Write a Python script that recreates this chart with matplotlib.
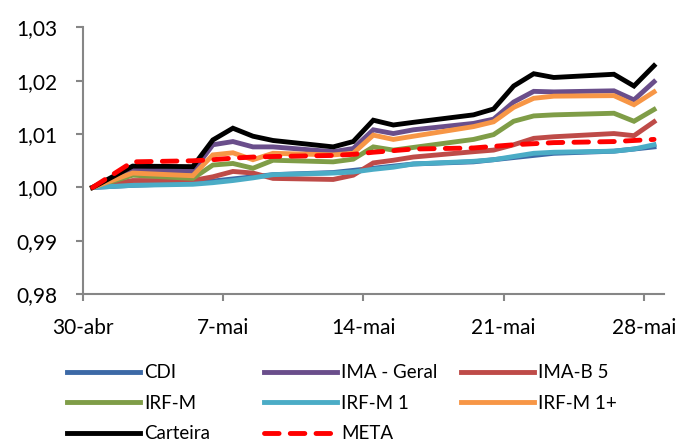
import numpy as np
import pandas as pd
import matplotlib
matplotlib.use('Agg')
import matplotlib.pyplot as plt

plt.rcParams['font.family'] = ['Lato', 'DejaVu Sans']

# business days, May 2014 (1-mai holiday)
datas = pd.to_datetime(['2014-04-30', '2014-05-02', '2014-05-05', '2014-05-06', '2014-05-07',
                        '2014-05-08', '2014-05-09', '2014-05-12', '2014-05-13', '2014-05-14',
                        '2014-05-15', '2014-05-16', '2014-05-19', '2014-05-20', '2014-05-21',
                        '2014-05-22', '2014-05-23', '2014-05-26', '2014-05-27', '2014-05-28'])

cdi = [1.0000, 1.0004, 1.0008, 1.0012, 1.0016, 1.0020, 1.0024, 1.0028, 1.0032, 1.0036,
       1.0040, 1.0044, 1.0048, 1.0052, 1.0056, 1.0060, 1.0064, 1.0068, 1.0072, 1.0076]
ima_geral = [1.0000, 1.0033, 1.0030, 1.0080, 1.0086, 1.0076, 1.0076, 1.0067, 1.0073, 1.0108,
             1.0101, 1.0108, 1.0120, 1.0128, 1.0160, 1.0180, 1.0179, 1.0181, 1.0164, 1.0198]
ima_b5 = [1.0000, 1.0013, 1.0013, 1.0020, 1.0030, 1.0027, 1.0017, 1.0015, 1.0023, 1.0046,
          1.0051, 1.0057, 1.0067, 1.0070, 1.0080, 1.0092, 1.0095, 1.0101, 1.0097, 1.0123]
irf_m = [1.0000, 1.0023, 1.0017, 1.0042, 1.0045, 1.0036, 1.0051, 1.0048, 1.0053, 1.0076,
         1.0070, 1.0075, 1.0090, 1.0099, 1.0124, 1.0134, 1.0136, 1.0139, 1.0124, 1.0146]
irf_m1 = [1.0000, 1.0004, 1.0006, 1.0009, 1.0013, 1.0018, 1.0024, 1.0027, 1.0029, 1.0034,
          1.0038, 1.0044, 1.0049, 1.0052, 1.0058, 1.0064, 1.0066, 1.0068, 1.0072, 1.0080]
irf_m1_mais = [1.0000, 1.0027, 1.0022, 1.0061, 1.0065, 1.0052, 1.0064, 1.0061, 1.0064, 1.0098,
               1.0090, 1.0096, 1.0114, 1.0123, 1.0150, 1.0167, 1.0171, 1.0172, 1.0155, 1.0179]
carteira = [1.0000, 1.0040, 1.0039, 1.0089, 1.0111, 1.0096, 1.0088, 1.0076, 1.0086, 1.0126,
            1.0117, 1.0122, 1.0136, 1.0147, 1.0190, 1.0213, 1.0206, 1.0212, 1.0190, 1.0228]
meta = [1.0000, 1.0048, 1.0050, 1.0052, 1.0055, 1.0057, 1.0058, 1.0060, 1.0062, 1.0066,
        1.0069, 1.0072, 1.0074, 1.0077, 1.0080, 1.0082, 1.0084, 1.0086, 1.0088, 1.0090]

tick_datas = pd.to_datetime(['2014-04-30', '2014-05-07', '2014-05-14', '2014-05-21', '2014-05-28'])
tick_labels = ['30-abr', '7-mai', '14-mai', '21-mai', '28-mai']
y_ticks = [0.98, 0.99, 1.00, 1.01, 1.02, 1.03]

series = [
    ('CDI', cdi, '#3C69A6', '-'),
    ('IMA - Geral', ima_geral, '#6A4E8B', '-'),
    ('IMA-B 5', ima_b5, '#BE4B48', '-'),
    ('IRF-M', irf_m, '#7F9D47', '-'),
    ('IRF-M 1', irf_m1, '#4BACC6', '-'),
    ('IRF-M 1+', irf_m1_mais, '#F79646', '-'),
    ('Carteira', carteira, '#000000', '-'),
    ('META', meta, '#FF0000', '--'),
]

fig = plt.figure(figsize=(6.91, 4.45), dpi=100)
ax = fig.add_axes([0.1194, 0.3387, 0.8416, 0.6000])

# points sit in the middle of each day band
x = datas + pd.Timedelta(hours=12)
handles = {}
for nome, vals, cor, estilo in series:
    if estilo == '--':
        ln, = ax.plot(x, vals, color=cor, lw=3.5, linestyle=(0, (3.0, 2.3)),
                      solid_capstyle='round', dash_capstyle='round')
    else:
        ln, = ax.plot(x, vals, color=cor, lw=3.5, solid_joinstyle='miter')
    handles[nome] = ln

ax.set_xlim(pd.Timestamp('2014-04-30'), pd.Timestamp('2014-05-29'))
ax.set_ylim(0.98, 1.03)
ax.set_xticks(tick_datas)
ax.set_xticklabels(tick_labels)
ax.set_yticks(y_ticks)
ax.set_yticklabels([f'{v:.2f}'.replace('.', ',') for v in y_ticks])

for s in ['top', 'right']:
    ax.spines[s].set_visible(False)
for s in ['left', 'bottom']:
    ax.spines[s].set_color('#868686')
    ax.spines[s].set_linewidth(1.5)
ax.tick_params(axis='both', colors='#868686', labelcolor='black', labelsize=15,
               length=5, width=1.5, direction='out')
ax.tick_params(axis='x', pad=12)
ax.tick_params(axis='y', pad=13)

# legend, three columns placed by hand
colunas = [['CDI', 'IRF-M', 'Carteira'],
           ['IMA - Geral', 'IRF-M 1', 'META'],
           ['IMA-B 5', 'IRF-M 1+']]
x_col = [0.097, 0.382, 0.667]
for xc, nomes in zip(x_col, colunas):
    fig.legend([handles[n] for n in nomes], nomes, loc='upper left',
               bbox_to_anchor=(xc, 0.181), bbox_transform=fig.transFigure,
               frameon=False, fontsize=13.5, handlelength=3.9, handletextpad=0.2,
               labelspacing=0.72, borderaxespad=0, borderpad=0)

fig.savefig('out.png', dpi=100)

▶ [What you need to do]: From the first line above down to the line with "plt.rcParams['font.family'] = ['Lato', 'DejaVu", reproduce every line and no others, omitting pictures.

▶ [Exercise solution]:
Write a Python script that recreates this chart with matplotlib.
import numpy as np
import pandas as pd
import matplotlib
matplotlib.use('Agg')
import matplotlib.pyplot as plt

plt.rcParams['font.family'] = ['Lato', 'DejaVu Sans']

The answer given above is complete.